When I think through what running out of money entails, I get stuck at the part where “ask your partner/parents” for help usually goes. There’s a part of me that would rather move out of the country and adopt a new life than ask others for financial assistance or a loan. This instinct to figuratively die rather than ask for money help is grounded in two exaggerated, illogical beliefs about money which I developed as a teenager:
Anyone who pays or lends money to me will one day hold that financial support against me and use their previous financial support to try to control me.
It is impossible to give someone else money without feeling like they are taking advantage of you.
These two money scripts haunt me—and for good reason, too.
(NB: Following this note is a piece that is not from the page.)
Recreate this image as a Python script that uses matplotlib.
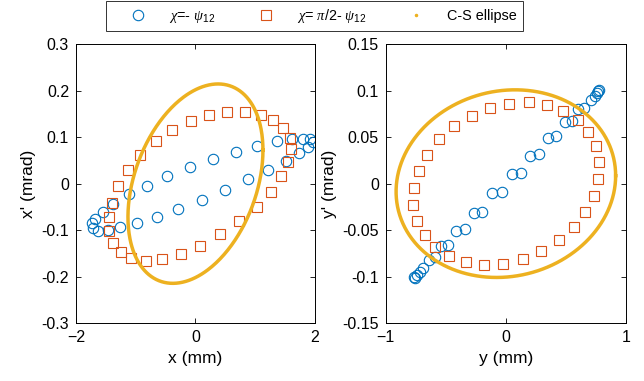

There is a lot of support for these two scripts. #1 is prevalent thinking in Biglaw—the number of times I would hear some version of that’s what they pay us for as justification for a crazy ask or outright rudeness is wild. And it wasn’t just me. Common messages under capitalism primes us to adopt this way of thinking, too—there’s no such thing as a free lunch; it’s called “work” because it’s not supposed to be enjoyable; our hobbies should earn us money. No wonder it becomes hard for us to conceive of someone doing something—especially something that decreases one’s money—just because they want to, no strings attached.
#2 is also alluring because it is often true. We all have had that friend or acquaintance or family member who seems to hit us up for financial help more than they pay us back. We’re not made of money, and even if we were, it sucks to feel like you’re someone else’s ATM.